I stayed in at night, as I was scared of all the narrow roads that turned in and out and go nowhere. Instead, I determined to only go out early, early in the day to see the area.   He confronted me one early morning following me; there were no tourist or police that I could find.   I went to the Mosque for protection, while he waited for me one hour.    When I came out he was there, I looked both left and right for a place to hide or seek protection; there was no one.    I bent down and grabbed sand in both hands.  I then began to run/walk to my riad; I pulled out my cell phone and acted like I was calling for help  (my cell was only a decoy).  He got too close for comfort, grabbed my braid, and I turned and smashed the sand into his eyes, nose, mouth and ears as I screamed   “DON’T FUCK WITH ME YOU WORTH LESS BASTARD”.   Everyone is the Medina froze in their steps for a few seconds.   They looked at what was happening and figured it out, but didn’t move.   I watched him swell up with anger and charge at me.   A man from the Mosque jumped in, I do not know what he said to the man or the people who were all standing around just looking, but when he was finished blessing them out, calmness settled in.   Folks rushed to back to what they were doing.  He grabbed the man and began to walk him off in the opposite direction.    He looked back at me and said   “Warrior-woman, your riad is two lefts down this alley, a right turn at the post and left at the bank.” He knew exactly where I was staying yet this was the first time I had laid eyes on him.
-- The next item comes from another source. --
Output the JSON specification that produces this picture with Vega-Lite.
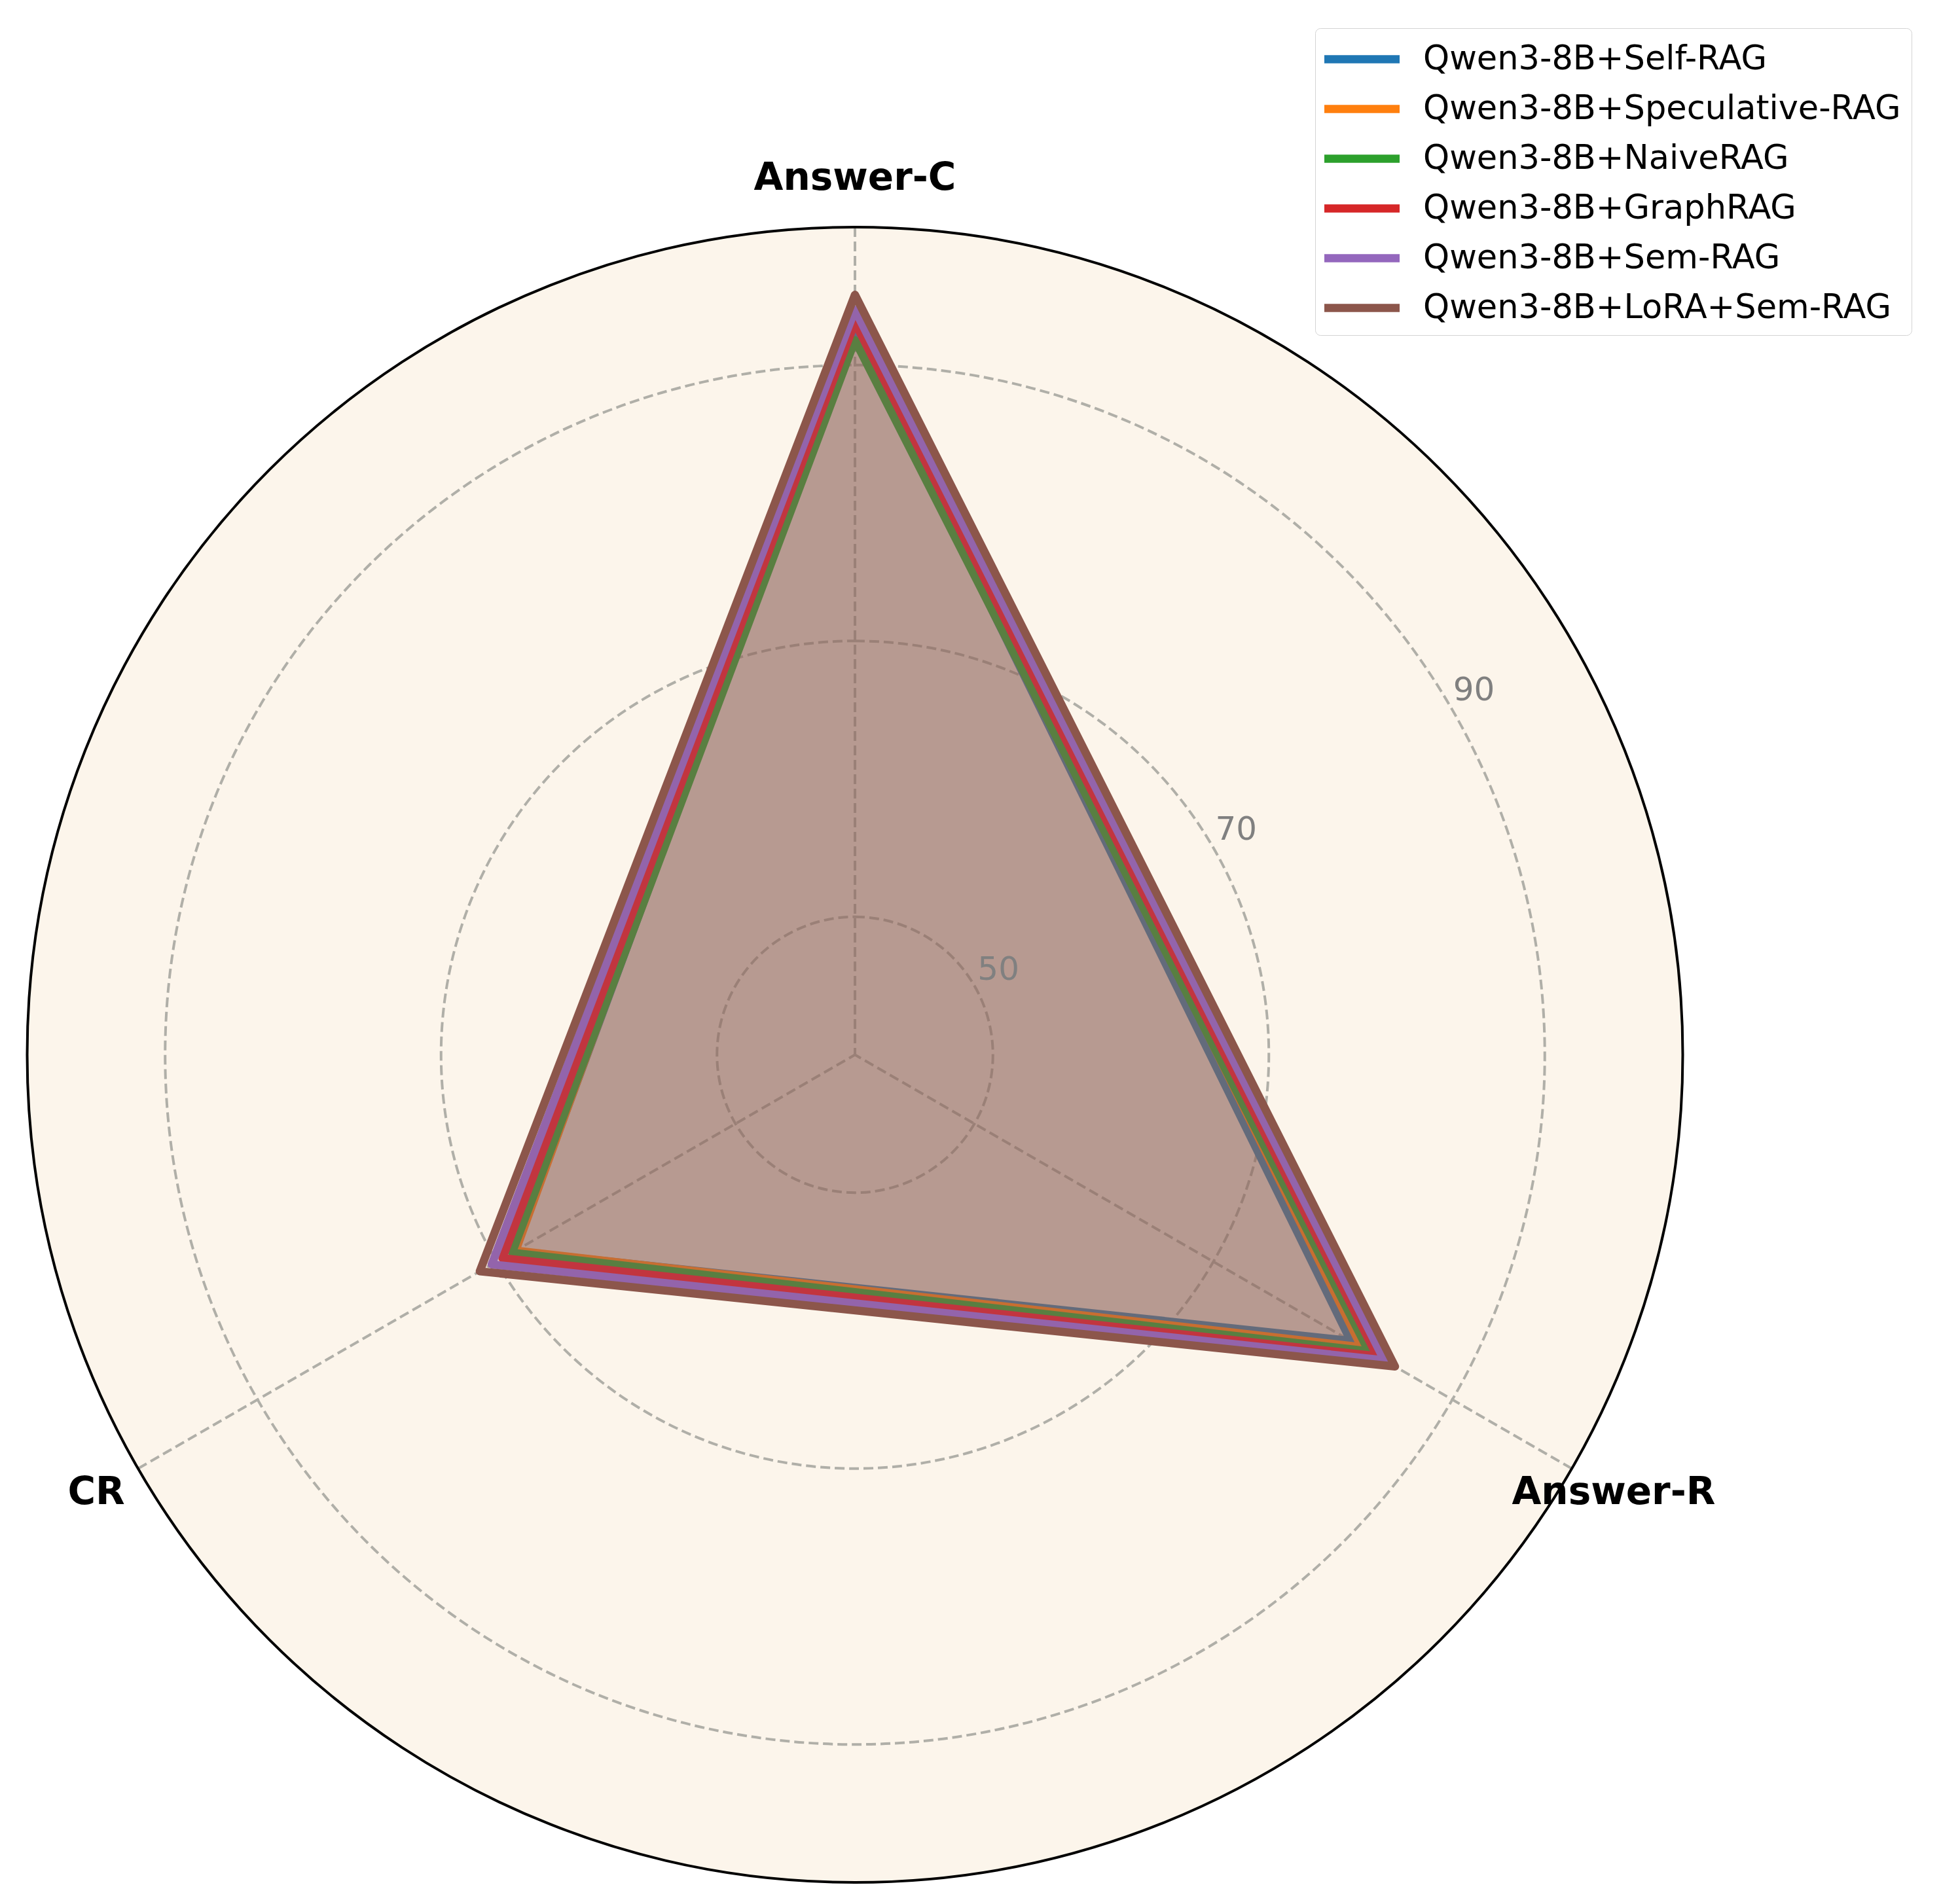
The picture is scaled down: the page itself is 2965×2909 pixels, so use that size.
{
  "$schema": "https://vega.github.io/schema/vega-lite/v6.json",
  "width": 2965,
  "height": 2909,
  "autosize": {"type": "none"},
  "padding": 0,
  "background": "white",
  "config": {"view": {"stroke": null}, "font": "DejaVu Sans"},
  "datasets": {
    "scores": [
      {"model": "Qwen3-8B+Self-RAG", "metric": "Answer-C", "value": 92.5},
      {"model": "Qwen3-8B+Self-RAG", "metric": "Answer-R", "value": 81.5},
      {"model": "Qwen3-8B+Self-RAG", "metric": "CR", "value": 68.5},
      {"model": "Qwen3-8B+Speculative-RAG", "metric": "Answer-C", "value": 93.5},
      {"model": "Qwen3-8B+Speculative-RAG", "metric": "Answer-R", "value": 82.4},
      {"model": "Qwen3-8B+Speculative-RAG", "metric": "CR", "value": 68.4},
      {"model": "Qwen3-8B+NaiveRAG", "metric": "Answer-C", "value": 91.8},
      {"model": "Qwen3-8B+NaiveRAG", "metric": "Answer-R", "value": 83.0},
      {"model": "Qwen3-8B+NaiveRAG", "metric": "CR", "value": 68.7},
      {"model": "Qwen3-8B+GraphRAG", "metric": "Answer-C", "value": 93.1},
      {"model": "Qwen3-8B+GraphRAG", "metric": "Answer-R", "value": 83.7},
      {"model": "Qwen3-8B+GraphRAG", "metric": "CR", "value": 69.5},
      {"model": "Qwen3-8B+Sem-RAG", "metric": "Answer-C", "value": 94.0},
      {"model": "Qwen3-8B+Sem-RAG", "metric": "Answer-R", "value": 84.3},
      {"model": "Qwen3-8B+Sem-RAG", "metric": "CR", "value": 70.4},
      {"model": "Qwen3-8B+LoRA+Sem-RAG", "metric": "Answer-C", "value": 95.1},
      {"model": "Qwen3-8B+LoRA+Sem-RAG", "metric": "Answer-R", "value": 85.2},
      {"model": "Qwen3-8B+LoRA+Sem-RAG", "metric": "CR", "value": 71.4}
    ],
    "rings": [{"ring": 50}, {"ring": 70}, {"ring": 90}],
    "outer": [{"ring": 100}],
    "metrics": [{"metric": "Answer-C"}, {"metric": "Answer-R"}, {"metric": "CR"}]
  },
  "layer": [
    {
      "data": {"name": "outer"},
      "mark": {"type": "arc", "theta": 0, "theta2": 6.2832, "fill": "#fcf5eb", "stroke": null},
      "encoding": {
        "x": {"datum": 0, "type": "quantitative", "scale": {"domain": [-61.97, 78.72], "nice": false, "zero": false}, "axis": null},
        "y": {"datum": 0, "type": "quantitative", "scale": {"domain": [-61.57, 76.47], "nice": false, "zero": false}, "axis": null},
        "radius": {"field": "ring", "type": "quantitative", "stack": null, "scale": {"type": "linear", "domain": [40, 100], "range": [0, 1264.5], "zero": false, "nice": false}}
      }
    },
    {
      "data": {"name": "rings"},
      "mark": {"type": "arc", "theta": 0, "theta2": 6.2832, "filled": false, "fill": null, "stroke": "#b0afa8", "strokeWidth": 4, "strokeDash": [15, 7]},
      "encoding": {
        "x": {"datum": 0, "type": "quantitative", "scale": {"domain": [-61.97, 78.72], "nice": false, "zero": false}, "axis": null},
        "y": {"datum": 0, "type": "quantitative", "scale": {"domain": [-61.57, 76.47], "nice": false, "zero": false}, "axis": null},
        "radius": {"field": "ring", "type": "quantitative", "stack": null, "scale": {"type": "linear", "domain": [40, 100], "range": [0, 1264.5], "zero": false, "nice": false}}
      }
    },
    {
      "data": {"name": "metrics"},
      "transform": [
        {"calculate": "indexof(['Answer-C','Answer-R','CR'], datum.metric) * 2 * PI / 3", "as": "angle"},
        {"calculate": "60 * sin(datum.angle)", "as": "sx"},
        {"calculate": "60 * cos(datum.angle)", "as": "sy"}
      ],
      "mark": {"type": "rule", "stroke": "#b0afa8", "strokeWidth": 4, "strokeDash": [15, 7]},
      "encoding": {
        "x": {"field": "sx", "type": "quantitative", "scale": {"domain": [-61.97, 78.72], "nice": false, "zero": false}, "axis": null},
        "y": {"field": "sy", "type": "quantitative", "scale": {"domain": [-61.57, 76.47], "nice": false, "zero": false}, "axis": null},
        "x2": {"datum": 0},
        "y2": {"datum": 0}
      }
    },
    {
      "data": {"name": "scores"},
      "transform": [
        {"calculate": "indexof(['Answer-C','Answer-R','CR'], datum.metric) * 2 * PI / 3", "as": "angle"},
        {"calculate": "(datum.value - 40) * sin(datum.angle)", "as": "px"},
        {"calculate": "(datum.value - 40) * cos(datum.angle)", "as": "py"}
      ],
      "encoding": {
        "x": {"field": "px", "type": "quantitative", "scale": {"domain": [-61.97, 78.72], "nice": false, "zero": false}, "axis": null},
        "y": {"field": "py", "type": "quantitative", "scale": {"domain": [-61.57, 76.47], "nice": false, "zero": false}, "axis": null},
        "order": {"field": "angle", "type": "quantitative"},
        "color": {
          "field": "model",
          "type": "nominal",
          "scale": {
            "domain": ["Qwen3-8B+Self-RAG", "Qwen3-8B+Speculative-RAG", "Qwen3-8B+NaiveRAG", "Qwen3-8B+GraphRAG", "Qwen3-8B+Sem-RAG", "Qwen3-8B+LoRA+Sem-RAG"],
            "range": ["#1f77b4", "#ff7f0e", "#2ca02c", "#d62728", "#9467bd", "#8c564b"]
          },
          "legend": {
            "title": null,
            "orient": "none",
            "legendX": 2009,
            "legendY": 43,
            "padding": 16,
            "labelFont": "DejaVu Sans",
            "labelFontSize": 51,
            "labelColor": "black",
            "labelOffset": 62,
            "labelLimit": 2000,
            "symbolType": "M-2.3,0H2.3",
            "symbolStrokeWidth": 12.5,
            "symbolSize": 2500,
            "symbolOffset": 24,
            "rowPadding": 19,
            "fillColor": "white",
            "strokeColor": "#d3d3d3",
            "cornerRadius": 8
          }
        }
      },
      "layer": [
        {"transform": [{"filter": "datum.model == 'Qwen3-8B+Self-RAG'"}], "mark": {"type": "line", "interpolate": "linear-closed", "strokeWidth": 12.5, "strokeJoin": "round", "fill": "#1f77b4", "fillOpacity": 0.15}},
        {"transform": [{"filter": "datum.model == 'Qwen3-8B+Speculative-RAG'"}], "mark": {"type": "line", "interpolate": "linear-closed", "strokeWidth": 12.5, "strokeJoin": "round", "fill": "#ff7f0e", "fillOpacity": 0.15}},
        {"transform": [{"filter": "datum.model == 'Qwen3-8B+NaiveRAG'"}], "mark": {"type": "line", "interpolate": "linear-closed", "strokeWidth": 12.5, "strokeJoin": "round", "fill": "#2ca02c", "fillOpacity": 0.15}},
        {"transform": [{"filter": "datum.model == 'Qwen3-8B+GraphRAG'"}], "mark": {"type": "line", "interpolate": "linear-closed", "strokeWidth": 12.5, "strokeJoin": "round", "fill": "#d62728", "fillOpacity": 0.15}},
        {"transform": [{"filter": "datum.model == 'Qwen3-8B+Sem-RAG'"}], "mark": {"type": "line", "interpolate": "linear-closed", "strokeWidth": 12.5, "strokeJoin": "round", "fill": "#9467bd", "fillOpacity": 0.15}},
        {"transform": [{"filter": "datum.model == 'Qwen3-8B+LoRA+Sem-RAG'"}], "mark": {"type": "line", "interpolate": "linear-closed", "strokeWidth": 12.5, "strokeJoin": "round", "fill": "#8c564b", "fillOpacity": 0.15}}
      ]
    },
    {
      "data": {"name": "outer"},
      "mark": {"type": "arc", "theta": 0, "theta2": 6.2832, "filled": false, "fill": null, "stroke": "black", "strokeWidth": 4},
      "encoding": {
        "x": {"datum": 0, "type": "quantitative", "scale": {"domain": [-61.97, 78.72], "nice": false, "zero": false}, "axis": null},
        "y": {"datum": 0, "type": "quantitative", "scale": {"domain": [-61.57, 76.47], "nice": false, "zero": false}, "axis": null},
        "radius": {"field": "ring", "type": "quantitative", "stack": null, "scale": {"type": "linear", "domain": [40, 100], "range": [0, 1264.5], "zero": false, "nice": false}}
      }
    },
    {
      "data": {"name": "rings"},
      "transform": [
        {"calculate": "(datum.ring - 40 + 2.07) * sin(59.5 * PI / 180)", "as": "lx"},
        {"calculate": "(datum.ring - 40 + 2.07) * cos(59.5 * PI / 180)", "as": "ly"}
      ],
      "mark": {"type": "text", "font": "DejaVu Sans", "fontSize": 50, "color": "#808080", "align": "center", "baseline": "middle"},
      "encoding": {
        "x": {"field": "lx", "type": "quantitative", "scale": {"domain": [-61.97, 78.72], "nice": false, "zero": false}, "axis": null},
        "y": {"field": "ly", "type": "quantitative", "scale": {"domain": [-61.57, 76.47], "nice": false, "zero": false}, "axis": null},
        "text": {"field": "ring", "type": "nominal"}
      }
    },
    {
      "data": {"name": "metrics"},
      "transform": [
        {"calculate": "indexof(['Answer-C','Answer-R','CR'], datum.metric) * 2 * PI / 3", "as": "angle"},
        {"calculate": "63.5 * sin(datum.angle)", "as": "tx"},
        {"calculate": "63.5 * cos(datum.angle)", "as": "ty"}
      ],
      "mark": {"type": "text", "font": "DejaVu Sans", "fontSize": 58, "fontWeight": "bold", "color": "black", "align": "center", "baseline": "middle"},
      "encoding": {
        "x": {"field": "tx", "type": "quantitative", "scale": {"domain": [-61.97, 78.72], "nice": false, "zero": false}, "axis": null},
        "y": {"field": "ty", "type": "quantitative", "scale": {"domain": [-61.57, 76.47], "nice": false, "zero": false}, "axis": null},
        "text": {"field": "metric", "type": "nominal"}
      }
    }
  ]
}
I was obvious to all of them, even though they did not speak or greet me as I walked down the streets.

I went back to my room and just sat for what seemed like hours.    Finally, I decided I needed a treat and asked the riad owner where the Hammam (similar to a Turkish bath) was.  He walked me there, so I sense he knew what happen that a.m.  I didn’t say a word.   At the bath house, I disrobed to be bathed by the women, but kept my hair wrapped as I figured this HAIR is another chapter in this country and I have had all the excitement I wanted for this day.    The head of the bathhouse LOOKED at me and said “and you want to keep all that sand in your HAIR?” She said it just like that! I looked into the steamed up mirror as the women crowded behind me. I had sand not only in my hair and underneath my scarf, but also in every crack and corner of my face, ears, and eye lashes.   Sand was sitting on top of my nostrils like snow on a mountaintop, on my eyelids, the corner of my mouth, and all around my laugh lines.    I busted out laughing as I pulled the scarf completely off.  Another woman took me by the hand and led me into the steam room.  She gestured for me to sit and she began to bath me.   I closed my eyes and relaxed, she then told me to recline and she continued to bathe me and wash my hair.   When she was finished, she said  ” No more fight with sand with man, you woman, not good, next time you KILL!   Stay clean” and sucked her teeth!   I giggled.

When I walked out all clean and feeling myself, my riad owners’ maid was there to escort me home.    She was black like me, kinky hair under her hijab, probably from families of the Senegal or Mali, centuries ago.  She smiled at me as she grabbed my hand and we strolled down the road walking slowly.  She finally said, “proud of you sister warrior, proud of YOU” and touched my cheek. I hugged her as I tried to control my tears. I went to my beautiful, beautiful room and pulled out my catalog and read an essay Kephra and Susan wrote.  The essay is so, so profoundly beautiful.   I read it several times and felt this power of comfort envelope me.   I then pulled out some paper and wrote to them to express my gratitude. I then felt trapped in my room. I paced the floor, it was evening and the sun was down.  I mustered the courage to go out for the first time. I didn’t go far but I went OUT for the very first time at night.  I came home with 4 pair of shoes, smiling and I felt like Sana again.

I left Morocco a day later.  I walked with my backpack on and I pulled a small valise.   When I got to the cabstand, several drivers jumped to get me into their cabs to take me to the train station to return to Marrakesh.  I jumped into the first cab in the line and was at the station in about seven minutes.   I paid and jumped out and walked away with an up beat pace.  I was glad to be leaving this place and returning to Paris my second home.     The cab driver shouted ” black warrior come back to Fez one day.” It shocked me.  I turned around and it was the man who helped me in the Medina. I walked back to him and thanked him.  He said to me to that Allah wants me to forgive that man and all the people who did not come to assist me.   He said there is good and bad in the world, there are good Muslims and there are bad Muslims, there are bad tourists and there are tourists like YOU. Come back to Morocco, warrior sister.  Come back, but never during Ramadan, we are hungry, angry, and sometimes aggressive; come back little warrior.”

I will go back but never, never alone to a male-dominated culture.

I came home from this eight-week travel adventure with 20 new pair of shoes.   Trauma is a bitch on the pocket book, after Fez, I couldn’t stop myself. I finally told myself that I must come from a tribe of hunters and since there is nothing to hunt, I SHOP!!!!!!